Read through the records below and copy each line that uses the word "this".

- RECORDS PROVIDED -

╭──

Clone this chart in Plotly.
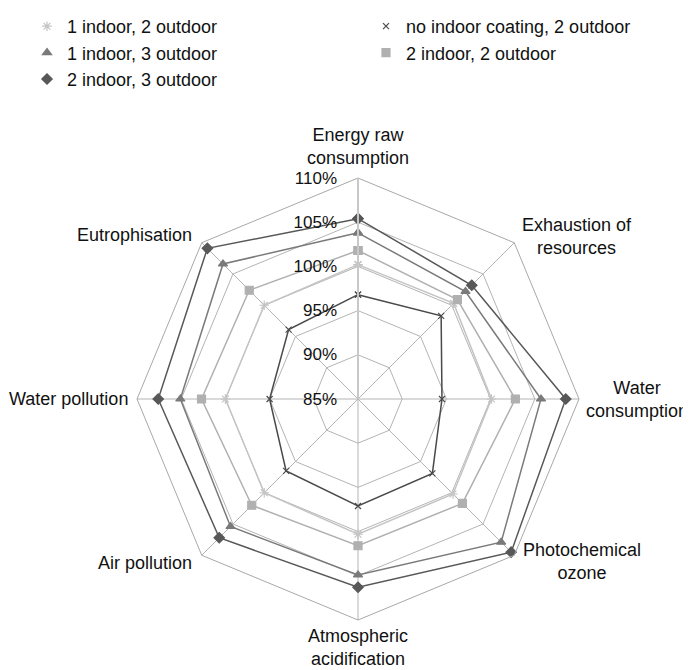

╰──
╭──

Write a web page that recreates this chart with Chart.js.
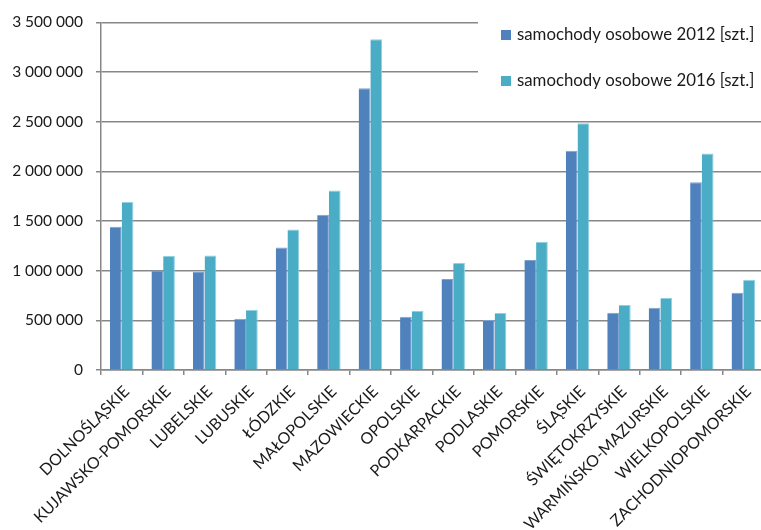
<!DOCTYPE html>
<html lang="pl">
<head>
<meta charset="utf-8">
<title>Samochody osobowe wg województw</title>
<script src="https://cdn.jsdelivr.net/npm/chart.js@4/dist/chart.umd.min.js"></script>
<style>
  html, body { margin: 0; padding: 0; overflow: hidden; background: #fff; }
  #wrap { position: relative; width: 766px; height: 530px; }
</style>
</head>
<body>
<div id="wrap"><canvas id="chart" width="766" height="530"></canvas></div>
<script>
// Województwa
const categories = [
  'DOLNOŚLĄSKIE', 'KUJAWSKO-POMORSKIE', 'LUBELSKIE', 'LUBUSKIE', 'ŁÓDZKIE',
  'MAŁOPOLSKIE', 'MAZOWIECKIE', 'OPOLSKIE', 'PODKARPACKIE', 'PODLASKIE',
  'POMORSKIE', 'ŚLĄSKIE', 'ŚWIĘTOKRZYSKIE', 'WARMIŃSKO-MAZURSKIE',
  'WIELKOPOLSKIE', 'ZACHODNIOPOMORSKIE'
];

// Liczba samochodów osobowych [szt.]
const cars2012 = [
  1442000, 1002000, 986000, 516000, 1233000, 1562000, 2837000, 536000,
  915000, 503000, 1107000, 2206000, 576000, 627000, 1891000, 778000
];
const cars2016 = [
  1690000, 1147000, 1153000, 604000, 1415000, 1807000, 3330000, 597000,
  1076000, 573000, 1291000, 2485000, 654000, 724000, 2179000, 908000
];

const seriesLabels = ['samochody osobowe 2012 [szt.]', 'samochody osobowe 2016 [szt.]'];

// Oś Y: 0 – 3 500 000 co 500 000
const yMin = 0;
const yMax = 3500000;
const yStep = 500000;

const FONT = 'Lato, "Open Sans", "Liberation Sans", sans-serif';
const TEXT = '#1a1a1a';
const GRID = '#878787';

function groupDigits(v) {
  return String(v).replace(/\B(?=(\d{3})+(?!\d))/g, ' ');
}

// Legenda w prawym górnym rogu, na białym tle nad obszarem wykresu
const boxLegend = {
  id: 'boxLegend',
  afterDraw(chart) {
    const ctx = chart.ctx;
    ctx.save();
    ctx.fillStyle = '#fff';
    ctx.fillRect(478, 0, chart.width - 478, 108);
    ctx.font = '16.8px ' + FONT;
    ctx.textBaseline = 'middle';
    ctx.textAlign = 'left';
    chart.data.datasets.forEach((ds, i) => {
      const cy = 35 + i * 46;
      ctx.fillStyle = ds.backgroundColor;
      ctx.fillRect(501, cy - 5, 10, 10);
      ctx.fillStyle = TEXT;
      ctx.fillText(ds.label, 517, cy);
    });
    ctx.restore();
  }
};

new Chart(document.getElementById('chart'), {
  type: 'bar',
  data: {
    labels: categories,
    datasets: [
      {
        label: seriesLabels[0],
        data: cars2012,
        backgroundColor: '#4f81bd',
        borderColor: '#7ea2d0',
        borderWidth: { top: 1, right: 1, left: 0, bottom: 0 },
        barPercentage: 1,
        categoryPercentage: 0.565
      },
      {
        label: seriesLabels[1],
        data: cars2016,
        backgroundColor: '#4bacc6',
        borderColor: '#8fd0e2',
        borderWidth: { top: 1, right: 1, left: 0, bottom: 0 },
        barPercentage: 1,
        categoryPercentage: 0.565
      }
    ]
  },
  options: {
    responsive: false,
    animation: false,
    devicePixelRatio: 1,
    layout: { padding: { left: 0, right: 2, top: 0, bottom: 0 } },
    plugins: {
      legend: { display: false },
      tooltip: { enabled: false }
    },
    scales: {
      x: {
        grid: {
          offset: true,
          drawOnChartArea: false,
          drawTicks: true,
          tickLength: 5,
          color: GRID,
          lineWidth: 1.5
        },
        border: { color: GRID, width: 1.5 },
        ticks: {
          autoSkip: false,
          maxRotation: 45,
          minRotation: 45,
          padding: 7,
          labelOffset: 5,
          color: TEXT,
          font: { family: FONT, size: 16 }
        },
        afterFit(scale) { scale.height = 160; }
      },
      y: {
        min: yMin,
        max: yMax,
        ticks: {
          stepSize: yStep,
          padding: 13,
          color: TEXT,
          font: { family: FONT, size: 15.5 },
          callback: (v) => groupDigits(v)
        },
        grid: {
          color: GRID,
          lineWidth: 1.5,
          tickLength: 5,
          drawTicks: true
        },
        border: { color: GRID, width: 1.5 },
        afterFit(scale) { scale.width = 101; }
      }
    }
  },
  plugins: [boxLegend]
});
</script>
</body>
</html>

╰──

- WORKED ANSWER -
Clone this chart in Plotly.
Write a web page that recreates this chart with Chart.js.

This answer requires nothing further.